- Reading time: 3 minutes
- Price: Free download
- Published: 17th March 2022
- Price: Free download
- File format: Text
A big definition of who you are, as a Computer Scientist is the way you perceive how the world interacts with the power of computers. I think, it is the product of multiple disciplines, solving complex problems with reverence and deep inquisition. Upon visiting Bletchley Park, I was astounded by the advances in technology over the century, but what had remained the same, was the core foundations. In many ways, I would consider Computer Science to be the harmonious amalgamation of pioneering mathematics and humanities. The sense of freedom and challenging nature of this subject has created a childlike stubbornness in me. Looking at my work and constantly wondering ‘how could it be further improved?’.
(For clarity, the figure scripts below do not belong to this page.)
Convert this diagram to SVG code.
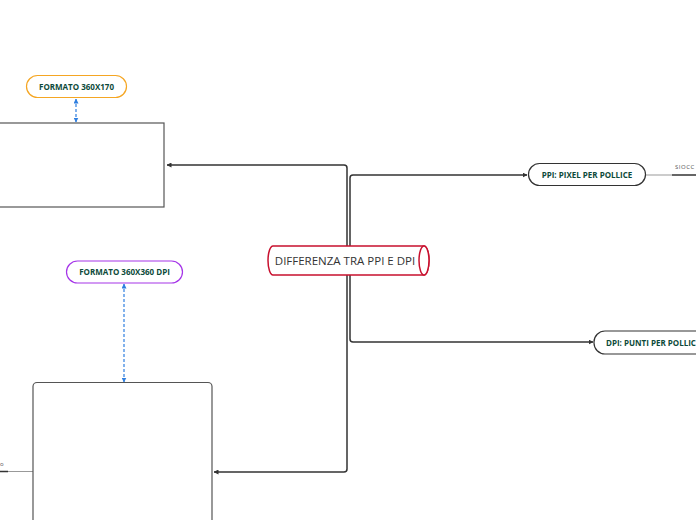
<svg xmlns="http://www.w3.org/2000/svg" width="696" height="520" viewBox="0 0 696 520">
<defs>
<marker id="arr" viewBox="0 0 10 10" refX="9" refY="5" markerWidth="5" markerHeight="5" orient="auto-start-reverse" markerUnits="userSpaceOnUse">
<path d="M0,0 L10,5 L0,10 z" fill="#333"/>
</marker>
<marker id="barr" viewBox="0 0 10 10" refX="9" refY="5" markerWidth="5" markerHeight="5" orient="auto-start-reverse" markerUnits="userSpaceOnUse">
<path d="M0,0 L10,5 L0,10 z" fill="#2f7fe0"/>
</marker>
</defs>
<style>
.conn{fill:none;stroke:#333;stroke-width:1.5}
.dash{fill:none;stroke:#2f7fe0;stroke-width:1.2;stroke-dasharray:3,2}
.lbl{font-family:"Open Sans","Noto Sans",sans-serif;font-weight:bold;font-size:8px;fill:#0d4a3a;text-anchor:middle}
.box{fill:#fff;stroke:#555;stroke-width:1.2}
</style>
<rect width="696" height="520" fill="#fff"/>
<g id="connectors">
<path class="conn" d="M347,260 V168 Q347,165 344,165 H167" marker-end="url(#arr)"/>
<path class="conn" d="M347,260 V469 Q347,472 344,472 H214" marker-end="url(#arr)"/>
<path class="conn" d="M350,260 V178 Q350,175 353,175 H527" marker-end="url(#arr)"/>
<path class="conn" d="M350,260 V339 Q350,342 353,342 H593" marker-end="url(#arr)"/>
<path class="dash" d="M76,99 V122" marker-start="url(#barr)" marker-end="url(#barr)"/>
<path class="dash" d="M124,284 V382" marker-start="url(#barr)" marker-end="url(#barr)"/>
<path d="M646,175 H672" stroke="#999" stroke-width="1" fill="none"/>
<path d="M672,175 H696" stroke="#333" stroke-width="1.5" fill="none"/>
<path d="M8,471.5 H33" stroke="#999" stroke-width="1" fill="none"/>
<path d="M0,471.5 H8" stroke="#333" stroke-width="1.5" fill="none"/>
<text x="675" y="169" font-family="'Open Sans','Noto Sans',sans-serif" font-size="6" fill="#555" letter-spacing="0.5">SIOCC</text>
<text x="0" y="466" font-family="'Open Sans','Noto Sans',sans-serif" font-size="6" fill="#555">o</text>
</g>
<g id="center">
<path d="M273,246 H424 A5,14.5 0 0 1 424,275 H273 A5,14.5 0 0 1 273,246 z" fill="#fff" stroke="#c8102e" stroke-width="1.5"/>
<ellipse cx="424" cy="260.5" rx="5" ry="14.5" fill="#fff" stroke="#c8102e" stroke-width="1.5"/>
<text x="345" y="264.5" font-family="'Open Sans','Noto Sans',sans-serif" font-size="11.5" fill="#333" text-anchor="middle">DIFFERENZA TRA PPI E DPI</text>
</g>
<g id="box-top">
<rect class="box" x="-5" y="123" width="169" height="84"/>
</g>
<g id="formato-360x170">
<rect x="26.5" y="75.5" width="100" height="22" rx="11" fill="#fff" stroke="#f5a623" stroke-width="1.2"/>
<text class="lbl" x="76.5" y="89.5">FORMATO 360X170</text>
</g>
<g id="formato-360x360">
<rect x="66.5" y="261" width="116" height="22" rx="11" fill="#fff" stroke="#a535e8" stroke-width="1.2"/>
<text class="lbl" x="124.5" y="275">FORMATO 360X360 DPI</text>
</g>
<g id="box-bottom">
<rect class="box" x="33" y="382.5" width="179" height="150" rx="4"/>
</g>
<g id="ppi">
<rect x="528.5" y="163.5" width="117" height="22" rx="11" fill="#fff" stroke="#333" stroke-width="1.2"/>
<text class="lbl" x="587" y="177.5">PPI: PIXEL PER POLLICE</text>
</g>
<g id="dpi">
<rect x="594" y="331" width="130" height="23" rx="11" fill="#fff" stroke="#333" stroke-width="1.2"/>
<text class="lbl" x="606" y="345.5" style="text-anchor:start">DPI: PUNTI PER POLLICE</text>
</g>
</svg>
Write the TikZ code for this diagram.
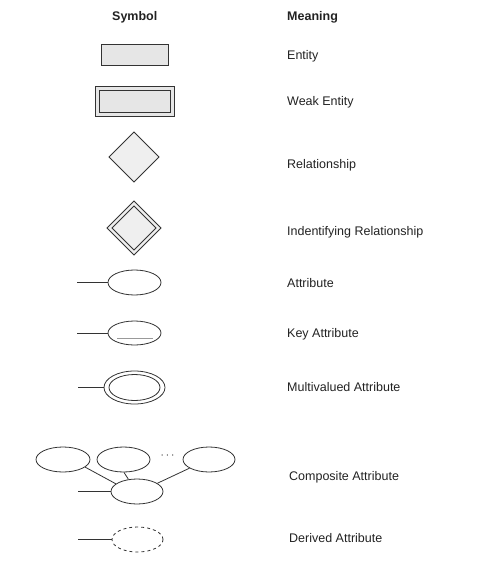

AS Physics has introduced me to quantum mechanics and I am fascinated by the complexities in the second class of quantum algorithms. Focusing my EPQ on this topic has allowed me to look at how researchers have been able to find order out of randomness. I discovered studying the Decisions 1 module, particularly Dijkstra’s Algorithm, was intimately related with Grover’s Search Algorithm and I am intrigued by the mechanisms of this method allowing users to find the set of data in square root (N) number of operations out of (N) possible routes. Initially reading ‘Quantum Computation..’ by M.A. Nielson and I.L. Chuang, I am gradually starting to learn about the mathematics behind the algorithm.
Recently, I have been attempting to represent the Mandelbrot Set. A lasting impression has been left by the beauty of this manmade equation, on a complex plane, which takes a simple function and produces something incredibly natural and intricate. Initially, I programmed the equation in Python to understand the overall concept. I was able to assign a number of iterations and it would plot a single point for each value given that it is in the range. However, I found representing multiple iterations (as layers) very challenging. This lead me to use the much more powerful language, Octave. Following a similar syntax, I was able to create a plot-able data set using GNUPlot and assigning a colour to every iteration.
I also became involved with a student based company, Tikit, working as a developer. This has given me experience on working with a team and solving problems in a logical manner. Using HTML5 and PHP, I was able to redesign certain parts of the website. Gradually I became involved in app designing itself working on Objective-C helping to design multiple UI elements. Continuing this along with my studies has shown me the importance in time management and meeting deadlines with supervisors.
Member of school’s charity committee and leader of the Hindu and Sikh Society organising many events during festivals raising over £2000 for charities. This has taught me key skills on financing and being able to cooperate with other team members. I was also the Creative Director for my Young Enterprise team, urbanMCR, where we reached the Trafford and Manchester Regional Finals accumulated multiple awards including ‘The Best Company of Manchester’. This gave me an excellent outlet to showcase my interests in photography.
My other hobbies include graphic designing where I have made posters for committees in school that work with many charities such as The Christie. This also included implementing an online small scale database which could note down details of every ticket holder. Using Google Drive’s scripting tools, I was able to automatically send out confirmation emails to those who have paid and those who still have pending payments.
I am fascinated by why modern software have become huge in size and to understand the , i started working on a raspberry Pi writing code using the instruction set of the ARMv7 processor, I found this instruction set particularly difficult to understand and saw the obvious compatibility issues with other ARM processors. As a result, I started writing the kernel in C as it was easier to maintain. Developing the operating system in multiple steps, I was able to initialise system memory and processor cores as well as communicating with peripherals such as LEDs and GPIO pins.